Of Bedouin origins, Zarqawi was born and raised in a working class section of Zarqa, Jordan’s second-largest city. After a brief spell as a petty criminal, he went to Afghanistan but arrived too late to fight the Soviets. In Afghanistan, he embraced radical Salafism, a creed that calls for a total rejection of Western values and influence. Arrested in Jordan for his subversive ideas, he spent five years in prison. This experience transformed him into one of many jihadists, with a handful of followers. In 2000, in Kandahar, he met Osama bin Laden for the first time, but rejected the Saudi’s offer to become part of al-Qaeda.
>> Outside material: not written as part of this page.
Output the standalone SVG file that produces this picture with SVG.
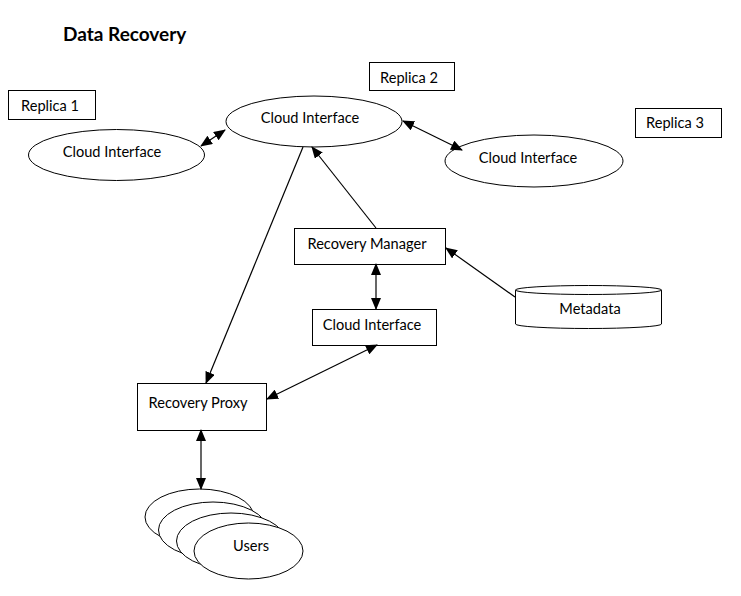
<svg xmlns="http://www.w3.org/2000/svg" width="741" height="596" viewBox="0 0 741 596">
<style>
.s{fill:#fff;stroke:#000;stroke-width:1}
.t{font-family:Lato,"Open Sans","Liberation Sans",sans-serif;font-size:14.6px;fill:#000;text-anchor:middle}
.c{fill:none;stroke:#000;stroke-width:1.2}
</style>
<defs>
<marker id="ah" markerUnits="userSpaceOnUse" markerWidth="12" markerHeight="10" refX="11" refY="5" orient="auto-start-reverse" viewBox="0 0 12 10">
<path d="M0,0 L12,5 L0,10 Z" fill="#000"/>
</marker>
</defs>
<rect width="741" height="596" fill="#fff"/>
<text x="63" y="41" style="font-family:Lato,'Open Sans','Liberation Sans',sans-serif;font-size:19px;font-weight:bold">Data Recovery</text>

<g id="replica1"><rect class="s" x="8.5" y="90.5" width="87" height="29"/><text class="t" x="50" y="111">Replica 1</text></g>
<g id="replica2"><rect class="s" x="369.5" y="62.5" width="85" height="28"/><text class="t" x="409" y="83">Replica 2</text></g>
<g id="replica3"><rect class="s" x="635.5" y="108.5" width="86" height="29"/><text class="t" x="675" y="128">Replica 3</text></g>

<g id="ci-left"><ellipse class="s" cx="116.5" cy="155" rx="88" ry="25.5"/><text class="t" x="112" y="157">Cloud Interface</text></g>
<g id="ci-top"><ellipse class="s" cx="314" cy="121.5" rx="88" ry="25.5"/><text class="t" x="310" y="123">Cloud Interface</text></g>
<g id="ci-right"><ellipse class="s" cx="534" cy="161" rx="89" ry="26"/><text class="t" x="528" y="163">Cloud Interface</text></g>

<g id="recovery-manager"><rect class="s" x="294.5" y="228.5" width="151" height="36"/><text class="t" x="367" y="249">Recovery Manager</text></g>
<g id="ci-box"><rect class="s" x="312.5" y="309.5" width="124" height="36"/><text class="t" x="372" y="330">Cloud Interface</text></g>
<g id="metadata">
<path class="s" d="M515.5,290 L515.5,324 A73,4.5 0 0 0 661.5,324 L661.5,290"/>
<ellipse class="s" cx="588.5" cy="290" rx="73" ry="4.5"/>
<text class="t" x="590" y="314">Metadata</text>
</g>
<g id="recovery-proxy"><rect class="s" x="137.5" y="383.5" width="129" height="47"/><text class="t" x="198" y="408">Recovery Proxy</text></g>
<g id="users">
<ellipse class="s" cx="199.5" cy="517" rx="54.5" ry="28"/>
<ellipse class="s" cx="213" cy="530" rx="54.5" ry="28"/>
<ellipse class="s" cx="231" cy="541" rx="54.5" ry="28"/>
<ellipse class="s" cx="248.5" cy="551" rx="54.5" ry="28"/>
<text class="t" x="251" y="551">Users</text>
</g>

<g id="connectors">
<line class="c" x1="201" y1="146" x2="225" y2="130" marker-start="url(#ah)" marker-end="url(#ah)"/>
<line class="c" x1="403" y1="121" x2="462" y2="150" marker-start="url(#ah)" marker-end="url(#ah)"/>
<line class="c" x1="303" y1="147" x2="206" y2="383" marker-end="url(#ah)"/>
<line class="c" x1="376" y1="228" x2="312" y2="147" marker-end="url(#ah)"/>
<line class="c" x1="376" y1="264" x2="376" y2="309" marker-start="url(#ah)" marker-end="url(#ah)"/>
<line class="c" x1="515" y1="297" x2="446" y2="248" marker-end="url(#ah)"/>
<line class="c" x1="267" y1="399" x2="377" y2="345" marker-start="url(#ah)" marker-end="url(#ah)"/>
<line class="c" x1="201" y1="430" x2="201" y2="489" marker-start="url(#ah)" marker-end="url(#ah)"/>
</g>
</svg>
Zarqawi was not prepared to fight against the U.S.; instead, he wanted to wage his struggle against the Jordanian government. This became the purpose of the modest training camp that he ran in Herat, near the Iranian border, where he mainly trained recruits for suicide missions.
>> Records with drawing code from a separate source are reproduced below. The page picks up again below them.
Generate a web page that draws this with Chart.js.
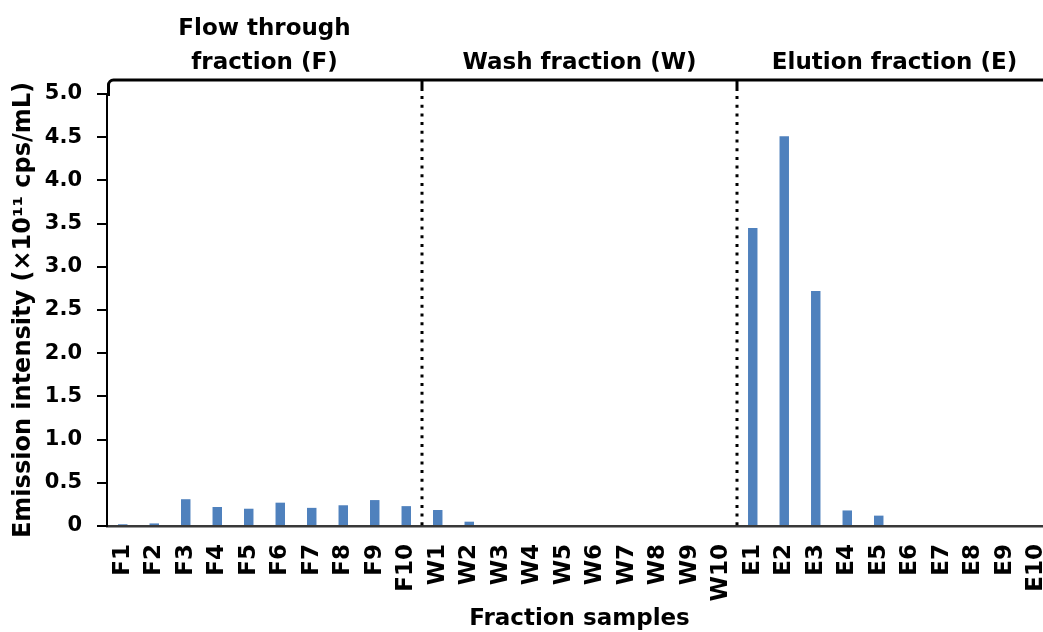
<!DOCTYPE html>
<html>
<head>
<meta charset="utf-8">
<script src="https://cdn.jsdelivr.net/npm/chart.js@4.4.0/dist/chart.umd.min.js"></script>
<style>
  html, body { margin: 0; padding: 0; background: #ffffff; overflow: hidden; }
  #wrap { width: 1043px; height: 632px; overflow: hidden; position: relative; }
  canvas { display: block; }
</style>
</head>
<body>
<div id="wrap"><canvas id="chart" width="1060" height="632"></canvas></div>
<script>
// Fraction labels along the x axis
const categories = [
  'F1','F2','F3','F4','F5','F6','F7','F8','F9','F10',
  'W1','W2','W3','W4','W5','W6','W7','W8','W9','W10',
  'E1','E2','E3','E4','E5','E6','E7','E8','E9','E10'
];

// Emission intensity per fraction (x10^11 cps/mL)
const flowThroughValues = [0.02, 0.03, 0.31, 0.22, 0.20, 0.27, 0.21, 0.24, 0.30, 0.23];
const washValues        = [0.185, 0.05, 0, 0, 0, 0, 0, 0, 0, 0];
const elutionValues     = [3.45, 4.51, 2.72, 0.18, 0.12, 0, 0, 0, 0, 0];

// Y axis tick labels
const yTickValues = [0, 0.5, 1.0, 1.5, 2.0, 2.5, 3.0, 3.5, 4.0, 4.5, 5.0];
const yTickLabels = ['0', '0.5', '1.0', '1.5', '2.0', '2.5', '3.0', '3.5', '4.0', '4.5', '5.0'];

// Fraction groups shown above the plot
const groupTitles = [['Flow through', 'fraction (F)'], ['Wash fraction (W)'], ['Elution fraction (E)']];
const groupSizes = [10, 10, 10];

const values = flowThroughValues.concat(washValues, elutionValues);

const FONT = '"DejaVu Sans", "Liberation Sans", Arial, sans-serif';

// Bracket over the groups, dotted separators and group titles
const groupBracket = {
  id: 'groupBracket',
  afterDraw(chart) {
    const { ctx, chartArea, scales: { x } } = chart;
    const lineY = 80;
    const ctxW = chart.width;
    ctx.save();
    ctx.strokeStyle = '#000000';
    ctx.lineWidth = 3;
    ctx.lineCap = 'butt';
    // top bracket with rounded left corner
    const left = chartArea.left + 1.5;
    ctx.beginPath();
    ctx.moveTo(left, chartArea.top + 2);
    ctx.lineTo(left, lineY + 5);
    ctx.arcTo(left, lineY, left + 5, lineY, 5);
    ctx.lineTo(ctxW, lineY);
    ctx.stroke();

    // separators between groups
    let idx = 0;
    const bounds = [chartArea.left];
    for (let g = 0; g < groupSizes.length; g++) {
      idx += groupSizes[g];
      if (idx < categories.length) {
        const bx = (x.getPixelForValue(idx - 1) + x.getPixelForValue(idx)) / 2;
        bounds.push(bx);
        ctx.setLineDash([]);
        ctx.beginPath();
        ctx.moveTo(bx, lineY);
        ctx.lineTo(bx, lineY + 11);
        ctx.stroke();
        ctx.setLineDash([3, 5.7]);
        ctx.beginPath();
        ctx.moveTo(bx, lineY + 16);
        ctx.lineTo(bx, chartArea.bottom);
        ctx.stroke();
      } else {
        bounds.push(chartArea.right);
      }
    }
    ctx.setLineDash([]);

    // group titles
    ctx.fillStyle = '#000000';
    ctx.font = 'bold 23px ' + FONT;
    ctx.textAlign = 'center';
    ctx.textBaseline = 'alphabetic';
    for (let g = 0; g < groupTitles.length; g++) {
      const cx = (bounds[g] + bounds[g + 1]) / 2;
      const lines = groupTitles[g];
      for (let i = 0; i < lines.length; i++) {
        const baseY = 69 - (lines.length - 1 - i) * 34;
        ctx.fillText(lines[i], cx, baseY);
      }
    }
    ctx.restore();
  }
};

new Chart(document.getElementById('chart'), {
  type: 'bar',
  data: {
    labels: categories,
    datasets: [{
      data: values,
      backgroundColor: '#4F81BD',
      borderWidth: 0,
      barPercentage: 0.3,
      categoryPercentage: 1.0
    }]
  },
  options: {
    responsive: false,
    animation: false,
    devicePixelRatio: 1,
    layout: { padding: { top: 94, right: 8, bottom: 0, left: 0 } },
    plugins: {
      legend: { display: false },
      tooltip: { enabled: false }
    },
    scales: {
      x: {
        offset: true,
        grid: { display: true, drawOnChartArea: false, drawTicks: false },
        border: { display: true, color: '#383838', width: 2.5 },
        ticks: {
          autoSkip: false,
          minRotation: 90,
          maxRotation: 90,
          padding: 18,
          color: '#000000',
          font: { family: FONT, size: 23, weight: 'bold' }
        },
        title: {
          display: true,
          text: 'Fraction samples',
          color: '#000000',
          font: { family: FONT, size: 23, weight: 'bold', lineHeight: 1 },
          padding: { top: 0, bottom: 1 }
        },
        afterFit(scale) {
          scale.height = 106;
          scale.paddingLeft = 0;
          scale.paddingRight = 0;
        }
      },
      y: {
        min: 0,
        max: 5,
        afterBuildTicks(scale) {
          scale.ticks = yTickValues.map(v => ({ value: v }));
        },
        grid: { display: true, drawOnChartArea: false, drawTicks: true, tickLength: 10, color: '#000000', lineWidth: 2 },
        border: { display: true, color: '#000000', width: 2 },
        ticks: {
          padding: 15,
          color: '#000000',
          font: { family: FONT, size: 21, weight: 'bold' },
          callback(value) {
            const i = yTickValues.indexOf(value);
            return i >= 0 ? yTickLabels[i] : '';
          }
        },
        title: {
          display: true,
          text: 'Emission intensity (×10¹¹ cps/mL)',
          color: '#000000',
          font: { family: FONT, size: 24, weight: 'bold', lineHeight: 1 },
          padding: { top: 12, bottom: 0 }
        },
        afterFit(scale) {
          scale.width = 107;
          scale.paddingTop = 0;
          scale.paddingBottom = 0;
        }
      }
    }
  },
  plugins: [groupBracket]
});
</script>
</body>
</html>
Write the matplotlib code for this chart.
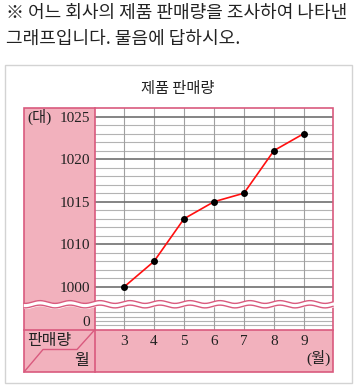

But it was on Feb. 5, 2003, when Colin Powell described him to the UN Security Council as the fictitious link between Saddam Hussein and Osama bin Laden, that Zarqawi achieved global stardom. Since then, his myth has grown exponentially in both the West and the East. ~Loretta Napoleoni, Antiwar.com

Dr. Napoleoni’s article is a fine summary of the fraudulent creation of Zarqawi as the supposed pre-war al-Qaeda operative linking Hussein to international, anti-American terrorism. Debunking the mythology woven around Zarqawi, the allegedly one-legged terrorist who managed to be surprisingly mobile and elusive (it helped that the stories about his amputation were simply fictitious), is a vital first step in casting asunder the notion that Zarqawi’s present nominal adherence to al-Qaeda at the moment is anything other than recent, rank opportunism made possible by the war based in part on the original lie that Zarqawi represented the Iraq-terrorism link. As many antiwar writers, including myself, have argued, the stories told about Zarqawi by this administration have been based on the same sort of unreliable information and self-serving propaganda of Near Eastern political factions that the INC used to pull us into this war in the first place.
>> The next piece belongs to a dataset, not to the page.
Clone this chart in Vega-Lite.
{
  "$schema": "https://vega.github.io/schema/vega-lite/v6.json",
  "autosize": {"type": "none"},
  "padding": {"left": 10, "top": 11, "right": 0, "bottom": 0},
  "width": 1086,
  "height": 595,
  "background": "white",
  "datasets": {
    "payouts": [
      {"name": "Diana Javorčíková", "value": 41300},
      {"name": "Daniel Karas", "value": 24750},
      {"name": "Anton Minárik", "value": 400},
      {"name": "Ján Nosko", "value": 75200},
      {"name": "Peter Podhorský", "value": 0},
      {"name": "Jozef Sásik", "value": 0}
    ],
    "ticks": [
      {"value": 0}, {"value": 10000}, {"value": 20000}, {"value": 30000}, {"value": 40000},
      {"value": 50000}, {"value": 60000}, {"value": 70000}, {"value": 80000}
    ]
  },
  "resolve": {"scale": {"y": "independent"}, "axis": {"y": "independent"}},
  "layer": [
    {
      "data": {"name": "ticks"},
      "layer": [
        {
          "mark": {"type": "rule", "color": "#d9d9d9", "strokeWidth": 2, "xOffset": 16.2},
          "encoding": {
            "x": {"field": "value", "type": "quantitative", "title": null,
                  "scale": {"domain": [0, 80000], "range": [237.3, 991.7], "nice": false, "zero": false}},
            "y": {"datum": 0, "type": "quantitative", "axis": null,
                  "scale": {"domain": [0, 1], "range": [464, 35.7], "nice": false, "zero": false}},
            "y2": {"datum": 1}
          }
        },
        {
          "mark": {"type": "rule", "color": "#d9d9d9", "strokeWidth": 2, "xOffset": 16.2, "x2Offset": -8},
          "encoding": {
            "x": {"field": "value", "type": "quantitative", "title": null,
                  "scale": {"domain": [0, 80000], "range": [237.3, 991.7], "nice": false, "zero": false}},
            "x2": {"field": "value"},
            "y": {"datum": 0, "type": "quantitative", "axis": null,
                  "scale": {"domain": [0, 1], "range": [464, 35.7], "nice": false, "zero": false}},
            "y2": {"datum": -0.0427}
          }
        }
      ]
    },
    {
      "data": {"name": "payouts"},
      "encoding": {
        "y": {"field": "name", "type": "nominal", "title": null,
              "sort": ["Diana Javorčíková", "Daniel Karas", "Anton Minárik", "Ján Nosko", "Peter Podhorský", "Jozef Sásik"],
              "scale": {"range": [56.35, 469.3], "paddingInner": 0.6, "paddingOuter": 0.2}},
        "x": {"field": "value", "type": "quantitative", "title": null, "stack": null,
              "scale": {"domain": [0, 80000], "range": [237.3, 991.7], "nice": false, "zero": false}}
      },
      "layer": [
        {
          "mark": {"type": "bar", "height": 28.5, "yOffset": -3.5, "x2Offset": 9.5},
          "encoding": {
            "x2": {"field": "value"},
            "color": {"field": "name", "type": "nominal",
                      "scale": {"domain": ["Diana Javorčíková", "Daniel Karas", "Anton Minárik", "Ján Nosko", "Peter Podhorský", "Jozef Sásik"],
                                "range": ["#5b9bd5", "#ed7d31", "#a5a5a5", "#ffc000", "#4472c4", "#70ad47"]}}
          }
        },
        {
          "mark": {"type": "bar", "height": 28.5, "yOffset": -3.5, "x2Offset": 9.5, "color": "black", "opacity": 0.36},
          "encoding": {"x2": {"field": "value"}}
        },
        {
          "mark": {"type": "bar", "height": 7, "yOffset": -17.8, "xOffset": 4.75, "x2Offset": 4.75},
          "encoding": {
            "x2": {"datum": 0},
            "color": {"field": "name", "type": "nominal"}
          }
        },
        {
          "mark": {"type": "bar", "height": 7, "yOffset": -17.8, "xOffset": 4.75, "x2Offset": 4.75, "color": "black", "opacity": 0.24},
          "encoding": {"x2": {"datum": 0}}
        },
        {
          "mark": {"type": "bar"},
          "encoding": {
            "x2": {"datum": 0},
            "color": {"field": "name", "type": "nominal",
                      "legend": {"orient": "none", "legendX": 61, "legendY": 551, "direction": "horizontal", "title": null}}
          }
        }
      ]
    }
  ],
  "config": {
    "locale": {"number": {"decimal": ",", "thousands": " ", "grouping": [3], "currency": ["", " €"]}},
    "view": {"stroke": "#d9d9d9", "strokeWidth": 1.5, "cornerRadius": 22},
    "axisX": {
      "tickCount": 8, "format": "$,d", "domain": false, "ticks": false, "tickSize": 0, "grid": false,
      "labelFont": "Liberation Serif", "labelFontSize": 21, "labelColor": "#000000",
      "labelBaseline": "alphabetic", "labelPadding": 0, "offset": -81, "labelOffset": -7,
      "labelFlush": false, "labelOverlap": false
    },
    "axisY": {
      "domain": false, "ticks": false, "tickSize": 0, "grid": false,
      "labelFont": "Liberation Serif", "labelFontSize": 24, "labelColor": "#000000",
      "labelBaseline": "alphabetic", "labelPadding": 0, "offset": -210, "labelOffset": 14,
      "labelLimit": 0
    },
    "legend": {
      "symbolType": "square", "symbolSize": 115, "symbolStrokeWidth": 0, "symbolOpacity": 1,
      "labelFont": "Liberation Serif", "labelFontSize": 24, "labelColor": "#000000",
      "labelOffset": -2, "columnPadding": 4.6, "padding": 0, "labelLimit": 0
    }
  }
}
Incidentally, it hardly helps the warmongers’ case that Zarqawi was convicted of crimes in absentia on less evidence than their man, Chalabi, was after he had fled the country following his royal fleecing of Jordan’s banking system. This must be embarrassing for them, especially considering how vehemently they have objected to antiwar pundits’ using his conviction to reveal Chalabi for the hustler and con-man that he undoubtedly is.

Particularly interesting is Dr. Napoleoni’s discussion of more recent events:

Why was the man who in early 2000 was rejected by al-Qaeda [emphasis mine] so keen to get Osama bin Laden’s approval? The answer rests in the fact that contrary to what Powell had told the Security Council, Zarqawi was virtually unknown before the war. A working-class Bedouin from Zarqa leading a group of foreign fighters, he lacked the religious authority to rally the Iraqi Sunni population around him. He desperately needed legitimacy, and Osama bin Laden was the only one who could help him obtain it.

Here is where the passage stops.